Toyota’s unveiling of its e-Palette service at CES 2018 definitely shows that this view of the future is already under development. Its vision has driverless experience pods affixed on a battery-powered vehicle palette. A fleet of palettes may have a mobile hotel pod in the morning and that same fleet then has an Italian restaurant pod added to it in the evening.

And an Intel and Warner Brothers’ Batman ride experience at CES this year depicted  a world where your ride is an immersive movie theater on wheels. Intel displayed a prototype of a ride experience where backseat passengers were viewing a set of Batman movie clips on a floor to ceiling screen in the backseat and projected onto the windows. When you don’t care about looking outside, why not use all the surface area of the vehicle for an engaging viewing experience?

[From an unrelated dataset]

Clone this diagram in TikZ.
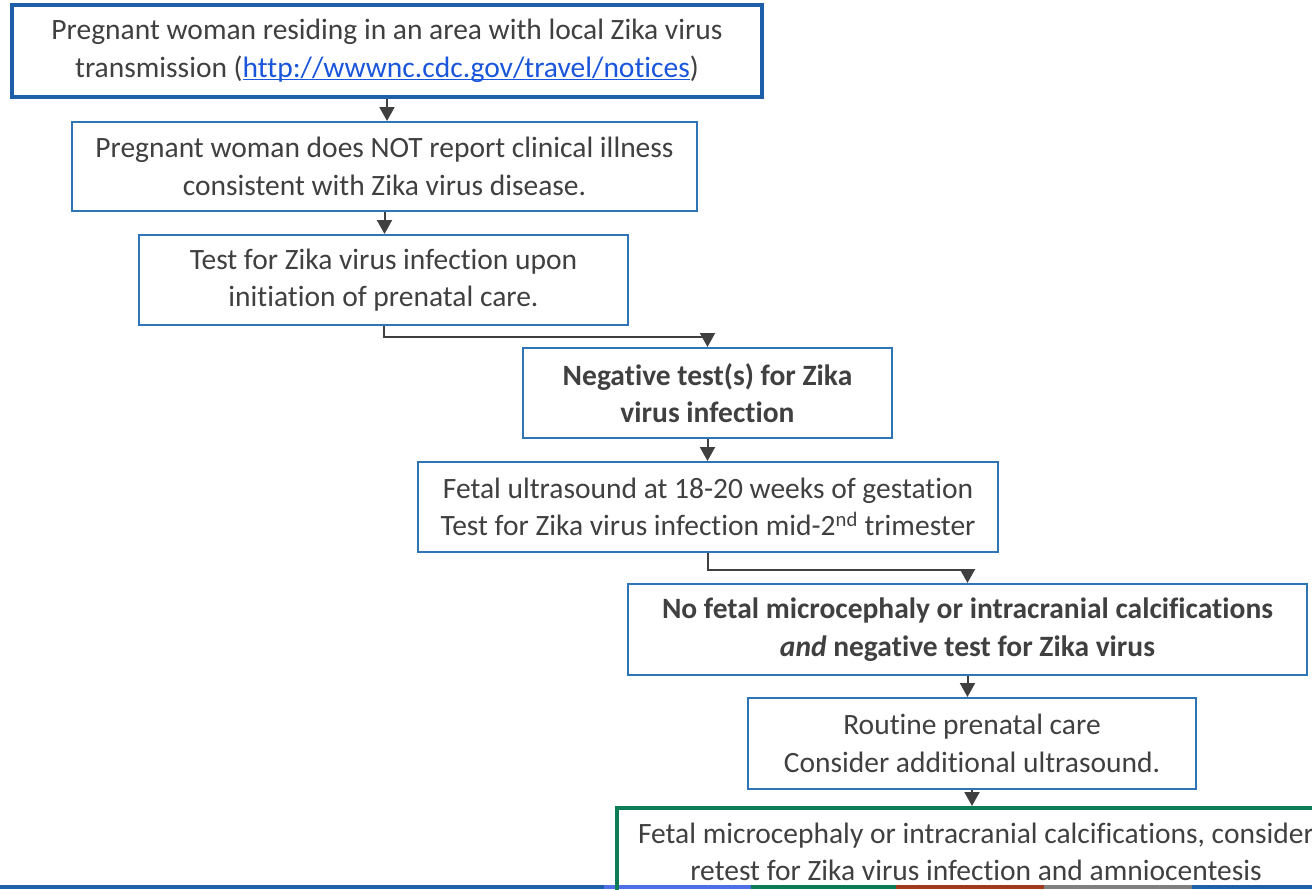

Toyota launches its e-Palette Concept Vehicles at CES 2018

6. The self-driving cars are here

By 2026, autonomous vehicles (AV) will be here. But,not the way you think.

The heaviest use of AVs won't be in the cities you’d expect. And not in vehicles you imagine. They won’t be powered by players you’re used to — perhaps not even on roads or routes you’re familiar with.

Smaller but growing U.S. cities (Phoenix and Las Vegas), international city-states (Singapore and Dubai) and retirement communities will pave the way for heavy AV usage. Most of the vehicles will look more like shuttle buses or rectangular blocks than today’s sleek and aerodynamic sedans.

Today's top car manufacturers will play a role. But chip manufacturers (Intel and NVIDIA), car parts manufacturers (Bosch and Aptiv), and tech giants (Alphabet, Amazon and Apple) may be lead partners or even primary players with AVs.

Why must AVs only operate on current roads? Today’s highway system is partitioned for high-speed vehicles, not horses or cyclists. Imagine partitioned lanes and underground roads as some of tomorrow’s thoroughfares for AVs.

hyperloop system

7. Multi-dimensional travel

Sorry, science fiction fans — I mean up and down the vertical axis, not into an alternate universe.

With 68 percent of people living in cities in 2050, efficiently moving people in and out of cities requires all available dimensions. Vertical Take Off and Landing vehicles (think bigger helicopters) will move people by the dozens to and from major commuting spots.

Above-ground pipelines acting like pneumatic tubes will zip pods of people at 600-plus miles per hour. And underground expressways will transport vehicles at 250 miles per hour like a superfast maglev train.

So, drop your car keys. Get in the backseat. The future of mobility is just getting good.